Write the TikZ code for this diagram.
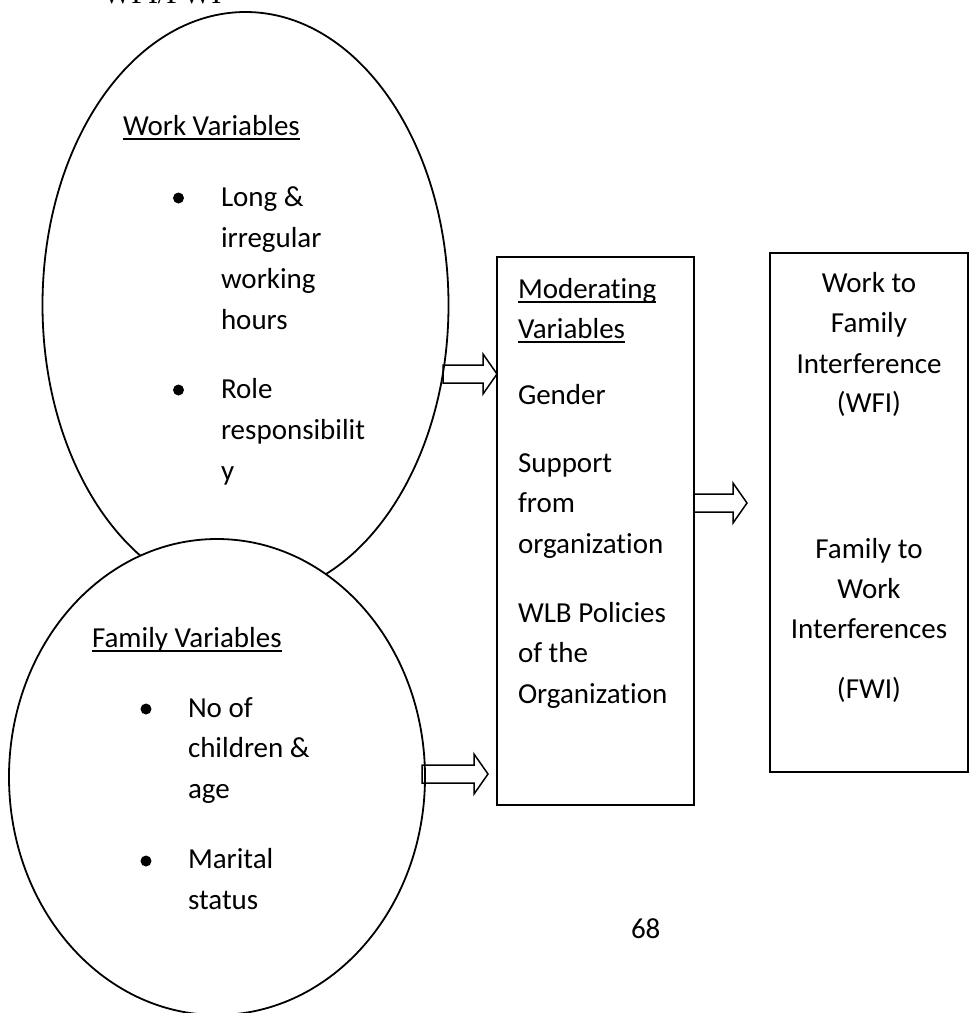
\documentclass[tikz,border=0pt]{standalone}
\usepackage{fontspec}
\setmainfont{Carlito}[Ligatures=NoCommon]
\newfontfamily\headfont{Liberation Serif}
\usepackage{tikz}
\usetikzlibrary{shapes.geometric,calc}
\newcommand\ulined[1]{\setbox0\hbox{#1}\rlap{\rule[-2.6pt]{\wd0}{1pt}}\box0}
\newcommand\hollowarrow[2]{%
  \draw[blockarrow] let \p1=(#1), \p2=(#2) in
    (\x1,\y1+4.5pt) -- (\x2-7pt,\y1+4.5pt) -- (\x2-7pt,\y1+10pt) -- (\x2,\y1)
    -- (\x2-7pt,\y1-10pt) -- (\x2-7pt,\y1-4.5pt) -- (\x1,\y1-4.5pt) -- cycle;}
\tikzset{ %
  ,every node/.style={font=\fontsize{14.5pt}{20pt}\selectfont, inner sep=0, outer sep=0}
  ,oval/.style={draw, ellipse, line width=0.9pt, fill=white}
  ,box/.style={draw, rectangle, line width=0.9pt}
  ,txt/.style={anchor=base west}
  ,ctxt/.style={anchor=base}
  ,dot/.style={circle, fill, minimum size=5.5pt}
  ,blockarrow/.style={line width=0.75pt, line join=miter}
}
\begin{document}
\begin{tikzpicture}[x=0.5pt, y=-0.5pt]
    \useasboundingbox (0,0) rectangle (969,1013);
    % cut-off heading at the top
    \node[txt, font=\headfont\fontsize{15pt}{18pt}\selectfont] (title) at (103,3) {WFI/FWI};

    % the two groups of variables
    \node[oval, minimum width=203pt, minimum height=293pt] (work) at (245.5,305) {};
    \node[oval, minimum width=208pt, minimum height=238pt] (family) at (217,777) {};

    \node[txt] (workhead) at (123,135) {\ulined{Work Variables}};
    \node[dot] (wdot1) at (178.5,198) {};
    \node[dot] (wdot2) at (178.5,390) {};
    \foreach \y/\t in {206/Long \&, 247/irregular, 288/working, 329/hours,
                       398/Role, 439/responsibilit, 480/y}
      \node[txt] (w\y) at (221,\y) {\t};

    \node[txt] (familyhead) at (92,647) {\ulined{Family Variables}};
    \node[dot] (fdot1) at (146,709) {};
    \node[dot] (fdot2) at (146,861) {};
    \foreach \y/\t in {717/No of, 757/children \&, 798/age, 868/Marital, 909/status}
      \node[txt] (f\y) at (188,\y) {\t};

    % moderating variables
    \node[box, minimum width=98.5pt, minimum height=274pt] (mod) at (595.5,531) {};
    \node[txt] (modhead1) at (518,298) {\ulined{Moderating}};
    \node[txt] (modhead2) at (518,338) {\ulined{Variables}};
    \foreach \y/\t in {404/Gender, 472/Support, 512/from, 553/organization,
                       622/WLB Policies, 662/of the, 703/Organization}
      \node[txt] (m\y) at (518,\y) {\t};

    % outcomes
    \node[box, minimum width=99pt, minimum height=259.5pt] (out) at (869,512.5) {};
    \foreach \y/\t in {292/Work to, 332/Family, 373/Interference, 412/(WFI),
                       558/Family to, 598/Work, 638/Interferences, 698/(FWI)}
      \node[ctxt] (o\y) at (869,\y) {\t};

    \node[txt] (pageno) at (631,938) {68};

    % block arrows
    \coordinate (w1) at (443,374);
    \coordinate (m1) at (747,503);
    \coordinate (f1) at (422,774);
    \coordinate (f2) at (488,774);
    \hollowarrow{w1}{mod.west|-w1}
    \hollowarrow{mod.east|-m1}{m1}
    \hollowarrow{f1}{f2}
\end{tikzpicture}
\end{document}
* * * * * * *
● What you should do: Repeat the full listing above exactly, with no pictures in the copy.

● Answer to this task:
Write the TikZ code for this diagram.
\documentclass[tikz,border=0pt]{standalone}
\usepackage{fontspec}
\setmainfont{Carlito}[Ligatures=NoCommon]
\newfontfamily\headfont{Liberation Serif}
\usepackage{tikz}
\usetikzlibrary{shapes.geometric,calc}
\newcommand\ulined[1]{\setbox0\hbox{#1}\rlap{\rule[-2.6pt]{\wd0}{1pt}}\box0}
\newcommand\hollowarrow[2]{%
  \draw[blockarrow] let \p1=(#1), \p2=(#2) in
    (\x1,\y1+4.5pt) -- (\x2-7pt,\y1+4.5pt) -- (\x2-7pt,\y1+10pt) -- (\x2,\y1)
    -- (\x2-7pt,\y1-10pt) -- (\x2-7pt,\y1-4.5pt) -- (\x1,\y1-4.5pt) -- cycle;}
\tikzset{ %
  ,every node/.style={font=\fontsize{14.5pt}{20pt}\selectfont, inner sep=0, outer sep=0}
  ,oval/.style={draw, ellipse, line width=0.9pt, fill=white}
  ,box/.style={draw, rectangle, line width=0.9pt}
  ,txt/.style={anchor=base west}
  ,ctxt/.style={anchor=base}
  ,dot/.style={circle, fill, minimum size=5.5pt}
  ,blockarrow/.style={line width=0.75pt, line join=miter}
}
\begin{document}
\begin{tikzpicture}[x=0.5pt, y=-0.5pt]
    \useasboundingbox (0,0) rectangle (969,1013);
    % cut-off heading at the top
    \node[txt, font=\headfont\fontsize{15pt}{18pt}\selectfont] (title) at (103,3) {WFI/FWI};

    % the two groups of variables
    \node[oval, minimum width=203pt, minimum height=293pt] (work) at (245.5,305) {};
    \node[oval, minimum width=208pt, minimum height=238pt] (family) at (217,777) {};

    \node[txt] (workhead) at (123,135) {\ulined{Work Variables}};
    \node[dot] (wdot1) at (178.5,198) {};
    \node[dot] (wdot2) at (178.5,390) {};
    \foreach \y/\t in {206/Long \&, 247/irregular, 288/working, 329/hours,
                       398/Role, 439/responsibilit, 480/y}
      \node[txt] (w\y) at (221,\y) {\t};

    \node[txt] (familyhead) at (92,647) {\ulined{Family Variables}};
    \node[dot] (fdot1) at (146,709) {};
    \node[dot] (fdot2) at (146,861) {};
    \foreach \y/\t in {717/No of, 757/children \&, 798/age, 868/Marital, 909/status}
      \node[txt] (f\y) at (188,\y) {\t};

    % moderating variables
    \node[box, minimum width=98.5pt, minimum height=274pt] (mod) at (595.5,531) {};
    \node[txt] (modhead1) at (518,298) {\ulined{Moderating}};
    \node[txt] (modhead2) at (518,338) {\ulined{Variables}};
    \foreach \y/\t in {404/Gender, 472/Support, 512/from, 553/organization,
                       622/WLB Policies, 662/of the, 703/Organization}
      \node[txt] (m\y) at (518,\y) {\t};

    % outcomes
    \node[box, minimum width=99pt, minimum height=259.5pt] (out) at (869,512.5) {};
    \foreach \y/\t in {292/Work to, 332/Family, 373/Interference, 412/(WFI),
                       558/Family to, 598/Work, 638/Interferences, 698/(FWI)}
      \node[ctxt] (o\y) at (869,\y) {\t};

    \node[txt] (pageno) at (631,938) {68};

    % block arrows
    \coordinate (w1) at (443,374);
    \coordinate (m1) at (747,503);
    \coordinate (f1) at (422,774);
    \coordinate (f2) at (488,774);
    \hollowarrow{w1}{mod.west|-w1}
    \hollowarrow{mod.east|-m1}{m1}
    \hollowarrow{f1}{f2}
\end{tikzpicture}
\end{document}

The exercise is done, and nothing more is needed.